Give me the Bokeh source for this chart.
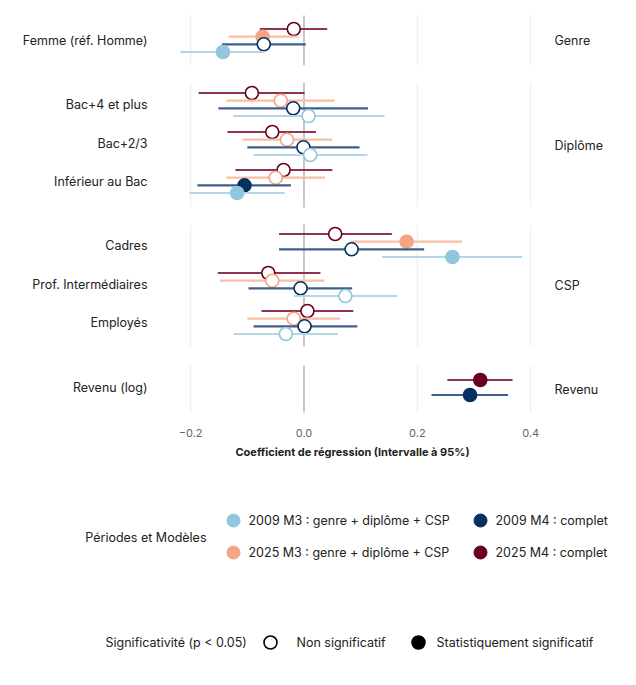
from bokeh.plotting import figure
from bokeh.models import Range1d, ColumnDataSource
from bokeh.embed import file_html
from bokeh.resources import INLINE
from bokeh.core.properties import value

FONT = "Inter"
variables = ["Femme (réf. Homme)", "Bac+4 et plus", "Bac+2/3", "Inférieur au Bac",
             "Cadres", "Prof. Intermédiaires", "Employés", "Revenu (log)"]
facets = ["Genre", "Diplôme", "CSP", "Revenu"]
var_facet = [0, 1, 1, 1, 2, 2, 2, 3]

series = ["2025 M4 : complet", "2025 M3 : genre + diplôme + CSP",
          "2009 M4 : complet", "2009 M3 : genre + diplôme + CSP"]
colors = ["#67001f", "#f4a582", "#053061", "#92c5de"]
line_colors = ["#8c3350", "#f7bfa3", "#3d5f88", "#b3d7ea"]

est = {
 "2025 M4": [-0.018, -0.092, -0.056, -0.036, 0.055, -0.063, 0.006, 0.311],
 "2025 M3": [-0.073, -0.041, -0.030, -0.050, 0.181, -0.056, -0.018, None],
 "2009 M4": [-0.071, -0.019, -0.001, -0.105, 0.084, -0.006, 0.001, 0.293],
 "2009 M3": [-0.143, 0.008, 0.011, -0.118, 0.262, 0.073, -0.032, None],
}
lo = {
 "2025 M4": [-0.078, -0.186, -0.135, -0.121, -0.044, -0.152, -0.075, 0.253],
 "2025 M3": [-0.133, -0.137, -0.108, -0.137, 0.082, -0.148, -0.100, None],
 "2009 M4": [-0.145, -0.151, -0.100, -0.188, -0.044, -0.098, -0.089, 0.225],
 "2009 M3": [-0.218, -0.125, -0.089, -0.202, 0.138, -0.018, -0.124, None],
}
hi = {
 "2025 M4": [0.041, 0.001, 0.021, 0.050, 0.155, 0.029, 0.087, 0.368],
 "2025 M3": [-0.011, 0.054, 0.050, 0.037, 0.279, 0.036, 0.064, None],
 "2009 M4": [0.003, 0.113, 0.098, -0.023, 0.212, 0.085, 0.094, 0.360],
 "2009 M3": [-0.070, 0.142, 0.112, -0.034, 0.385, 0.165, 0.060, None],
}
sig = {
 "2025 M4": [0, 0, 0, 0, 0, 0, 0, 1],
 "2025 M3": [1, 0, 0, 0, 1, 0, 0, 0],
 "2009 M4": [0, 0, 0, 1, 0, 0, 0, 1],
 "2009 M3": [1, 0, 0, 1, 1, 0, 0, 0],
}
xticks = [-0.2, 0.0, 0.2, 0.4]
xtick_labels = ["\u22120.2", "0.0", "0.2", "0.4"]

# layout (page-like pixel units)
W, H = 620, 669
X0, SC = 303.5, 566.7          # page x of 0 and px per unit


def px(x):                      # page x -> data x
    return (x - X0) / SC


row_y = [40, 104, 143, 181, 245, 284, 322, 387]
panels = [(15, 65), (82, 207), (224, 346), (365, 412)]
off4 = [-11.5, -3.8, 3.8, 11.5]
off2 = {"2025 M4": -7.5, "2009 M4": 7.5}

p = figure(width=W, height=H, output_backend="svg", toolbar_location=None,
           x_range=Range1d(px(0), px(W)), y_range=Range1d(H, 0), min_border=0)
p.outline_line_color = None
p.grid.visible = False
p.axis.visible = False

for (a, b) in panels:
    for t in xticks:
        p.segment(x0=t, x1=t, y0=a, y1=b, line_color="#ebebeb", line_width=1)
    p.segment(x0=0, x1=0, y0=a, y1=b, line_color="#c4c4c4", line_width=1.8)

keys = ["2025 M4", "2025 M3", "2009 M4", "2009 M3"]
for k, key in enumerate(keys):
    ys, xs, l, h, fill = [], [], [], [], []
    for i in range(len(variables)):
        if est[key][i] is None:
            continue
        o = off2[key] if var_facet[i] == 3 else off4[k]
        ys.append(row_y[i] + o)
        xs.append(est[key][i]); l.append(lo[key][i]); h.append(hi[key][i])
        fill.append(colors[k] if sig[key][i] else "white")
    src = ColumnDataSource(dict(y=ys, x=xs, lo=l, hi=h, fill=fill))
    p.segment(x0="lo", x1="hi", y0="y", y1="y", source=src, line_color=line_colors[k], line_width=2.2)
    p.scatter(x="x", y="y", source=src, size=13, fill_color="fill", line_color=colors[k], line_width=1.6)

txt = dict(text_font=value(FONT), text_baseline="middle", text_color="#222222")
# tick labels and axis title
p.text(x=xticks, y=[432] * 4, text=xtick_labels, text_align="center",
       text_font_size="11px", text_font=value(FONT), text_baseline="middle", text_color="#666666")
p.text(x=[px(352)], y=[451], text=["Coefficient de régression (Intervalle à 95%)"],
       text_align="center", text_font_size="11px", text_font_style="bold", **txt)
# variable labels and facet labels
p.text(x=[px(147)] * len(variables), y=row_y, text=variables, text_align="right",
       text_font_size="12.5px", **txt)
p.text(x=[px(554)] * len(facets), y=[(a + b) / 2 for a, b in panels], text=facets,
       text_align="left", text_font_size="12.5px", **txt)

# legend
leg_order = [3, 2, 1, 0]
leg_x = [233, 480, 233, 480]
leg_y = [520, 520, 552, 552]
p.scatter(x=[px(v) for v in leg_x], y=leg_y, size=13, fill_color=[colors[i] for i in leg_order],
          line_color=[colors[i] for i in leg_order])
p.text(x=[px(v + 15) for v in leg_x], y=leg_y, text=[series[i] for i in leg_order],
       text_font_size="12.5px", **txt)
p.text(x=[px(206)], y=[537], text=["Périodes et Modèles"], text_align="right",
       text_font_size="12.5px", **txt)
p.text(x=[px(105)], y=[642], text=["Significativité (p < 0.05)"],
       text_font_size="12.5px", **txt)
p.scatter(x=[px(270), px(418)], y=[642, 642], size=13, fill_color=["white", "black"],
          line_color="black", line_width=1.6)
p.text(x=[px(296), px(436)], y=[642, 642], text=["Non significatif", "Statistiquement significatif"],
       text_font_size="12.5px", **txt)

open("out.html", "w").write(file_html(p, INLINE))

------------------------------------------------------------

Copy each line exactly, and leave the pictures out of your copy.

*Problem solution*.
Give me the Bokeh source for this chart.
from bokeh.plotting import figure
from bokeh.models import Range1d, ColumnDataSource
from bokeh.embed import file_html
from bokeh.resources import INLINE
from bokeh.core.properties import value

FONT = "Inter"
variables = ["Femme (réf. Homme)", "Bac+4 et plus", "Bac+2/3", "Inférieur au Bac",
             "Cadres", "Prof. Intermédiaires", "Employés", "Revenu (log)"]
facets = ["Genre", "Diplôme", "CSP", "Revenu"]
var_facet = [0, 1, 1, 1, 2, 2, 2, 3]

series = ["2025 M4 : complet", "2025 M3 : genre + diplôme + CSP",
          "2009 M4 : complet", "2009 M3 : genre + diplôme + CSP"]
colors = ["#67001f", "#f4a582", "#053061", "#92c5de"]
line_colors = ["#8c3350", "#f7bfa3", "#3d5f88", "#b3d7ea"]

est = {
 "2025 M4": [-0.018, -0.092, -0.056, -0.036, 0.055, -0.063, 0.006, 0.311],
 "2025 M3": [-0.073, -0.041, -0.030, -0.050, 0.181, -0.056, -0.018, None],
 "2009 M4": [-0.071, -0.019, -0.001, -0.105, 0.084, -0.006, 0.001, 0.293],
 "2009 M3": [-0.143, 0.008, 0.011, -0.118, 0.262, 0.073, -0.032, None],
}
lo = {
 "2025 M4": [-0.078, -0.186, -0.135, -0.121, -0.044, -0.152, -0.075, 0.253],
 "2025 M3": [-0.133, -0.137, -0.108, -0.137, 0.082, -0.148, -0.100, None],
 "2009 M4": [-0.145, -0.151, -0.100, -0.188, -0.044, -0.098, -0.089, 0.225],
 "2009 M3": [-0.218, -0.125, -0.089, -0.202, 0.138, -0.018, -0.124, None],
}
hi = {
 "2025 M4": [0.041, 0.001, 0.021, 0.050, 0.155, 0.029, 0.087, 0.368],
 "2025 M3": [-0.011, 0.054, 0.050, 0.037, 0.279, 0.036, 0.064, None],
 "2009 M4": [0.003, 0.113, 0.098, -0.023, 0.212, 0.085, 0.094, 0.360],
 "2009 M3": [-0.070, 0.142, 0.112, -0.034, 0.385, 0.165, 0.060, None],
}
sig = {
 "2025 M4": [0, 0, 0, 0, 0, 0, 0, 1],
 "2025 M3": [1, 0, 0, 0, 1, 0, 0, 0],
 "2009 M4": [0, 0, 0, 1, 0, 0, 0, 1],
 "2009 M3": [1, 0, 0, 1, 1, 0, 0, 0],
}
xticks = [-0.2, 0.0, 0.2, 0.4]
xtick_labels = ["\u22120.2", "0.0", "0.2", "0.4"]

# layout (page-like pixel units)
W, H = 620, 669
X0, SC = 303.5, 566.7          # page x of 0 and px per unit


def px(x):                      # page x -> data x
    return (x - X0) / SC


row_y = [40, 104, 143, 181, 245, 284, 322, 387]
panels = [(15, 65), (82, 207), (224, 346), (365, 412)]
off4 = [-11.5, -3.8, 3.8, 11.5]
off2 = {"2025 M4": -7.5, "2009 M4": 7.5}

p = figure(width=W, height=H, output_backend="svg", toolbar_location=None,
           x_range=Range1d(px(0), px(W)), y_range=Range1d(H, 0), min_border=0)
p.outline_line_color = None
p.grid.visible = False
p.axis.visible = False

for (a, b) in panels:
    for t in xticks:
        p.segment(x0=t, x1=t, y0=a, y1=b, line_color="#ebebeb", line_width=1)
    p.segment(x0=0, x1=0, y0=a, y1=b, line_color="#c4c4c4", line_width=1.8)

keys = ["2025 M4", "2025 M3", "2009 M4", "2009 M3"]
for k, key in enumerate(keys):
    ys, xs, l, h, fill = [], [], [], [], []
    for i in range(len(variables)):
        if est[key][i] is None:
            continue
        o = off2[key] if var_facet[i] == 3 else off4[k]
        ys.append(row_y[i] + o)
        xs.append(est[key][i]); l.append(lo[key][i]); h.append(hi[key][i])
        fill.append(colors[k] if sig[key][i] else "white")
    src = ColumnDataSource(dict(y=ys, x=xs, lo=l, hi=h, fill=fill))
    p.segment(x0="lo", x1="hi", y0="y", y1="y", source=src, line_color=line_colors[k], line_width=2.2)
    p.scatter(x="x", y="y", source=src, size=13, fill_color="fill", line_color=colors[k], line_width=1.6)

txt = dict(text_font=value(FONT), text_baseline="middle", text_color="#222222")
# tick labels and axis title
p.text(x=xticks, y=[432] * 4, text=xtick_labels, text_align="center",
       text_font_size="11px", text_font=value(FONT), text_baseline="middle", text_color="#666666")
p.text(x=[px(352)], y=[451], text=["Coefficient de régression (Intervalle à 95%)"],
       text_align="center", text_font_size="11px", text_font_style="bold", **txt)
# variable labels and facet labels
p.text(x=[px(147)] * len(variables), y=row_y, text=variables, text_align="right",
       text_font_size="12.5px", **txt)
p.text(x=[px(554)] * len(facets), y=[(a + b) / 2 for a, b in panels], text=facets,
       text_align="left", text_font_size="12.5px", **txt)

# legend
leg_order = [3, 2, 1, 0]
leg_x = [233, 480, 233, 480]
leg_y = [520, 520, 552, 552]
p.scatter(x=[px(v) for v in leg_x], y=leg_y, size=13, fill_color=[colors[i] for i in leg_order],
          line_color=[colors[i] for i in leg_order])
p.text(x=[px(v + 15) for v in leg_x], y=leg_y, text=[series[i] for i in leg_order],
       text_font_size="12.5px", **txt)
p.text(x=[px(206)], y=[537], text=["Périodes et Modèles"], text_align="right",
       text_font_size="12.5px", **txt)
p.text(x=[px(105)], y=[642], text=["Significativité (p < 0.05)"],
       text_font_size="12.5px", **txt)
p.scatter(x=[px(270), px(418)], y=[642, 642], size=13, fill_color=["white", "black"],
          line_color="black", line_width=1.6)
p.text(x=[px(296), px(436)], y=[642, 642], text=["Non significatif", "Statistiquement significatif"],
       text_font_size="12.5px", **txt)

open("out.html", "w").write(file_html(p, INLINE))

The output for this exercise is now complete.